What we missed was the option to type commands in Android 7.1 Nougat, as we could in Allo messenger. There are times when you cannot always use Assistant by speaking with it, such as in a meeting. But it is good that it shows suggestions that you can select by tapping on them, which means you don’t have to rely only on voice commands for everything.
How is it better than Google Now
Visually, there is no major difference between Assistant and Google Now. Activities such as making calls, sending text messages produced similar results.
The difference lies in how it interacts with the user. For instance, when we asked Assistant to show something on Doctor Strange, it came up with a number of options such as rating, trailer, plot, all movies on marvel comics, superhero movies, similar movies and show times, while in Google Now we ended up on a search page with links from other websites and showtimes.
What gives a better picture of its capabilities is when you use not so clear expressions with it.

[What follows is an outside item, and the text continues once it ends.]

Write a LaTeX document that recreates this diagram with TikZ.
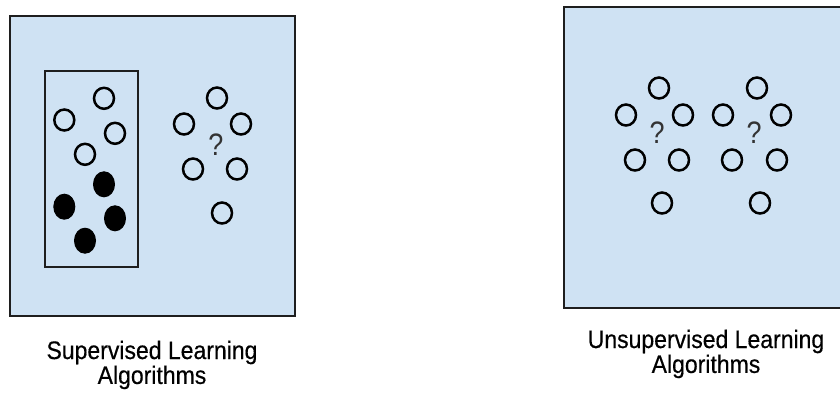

So, if you say “I am hungry” on Google Now, it will show up a series of articles, images, followed by restaurants, while Assistant will show the nearest restaurants almost instantly with the ratings. Similarly, if you say “I like movies” Assistant will show a list of all movies that are showing in your neighbourhood rather than wasting time on old articles on movies like Google Now.
In terms of speech recognition Assistant feels a bit more accurate at times. One of the reasons is that it records user’s voice commands to recognise voice and improve speech recognition capabilities.
Though voice based Assistant have been around for a while, it is still not the primary mode of interaction between users and their phone. What makes Assistant by far the smartest personal assistant is that it tries to understand user’s commands better with context and comes with interesting suggestions of its own too. Not only it can save time, but can actually encourage more people to use these personal tools more frequently.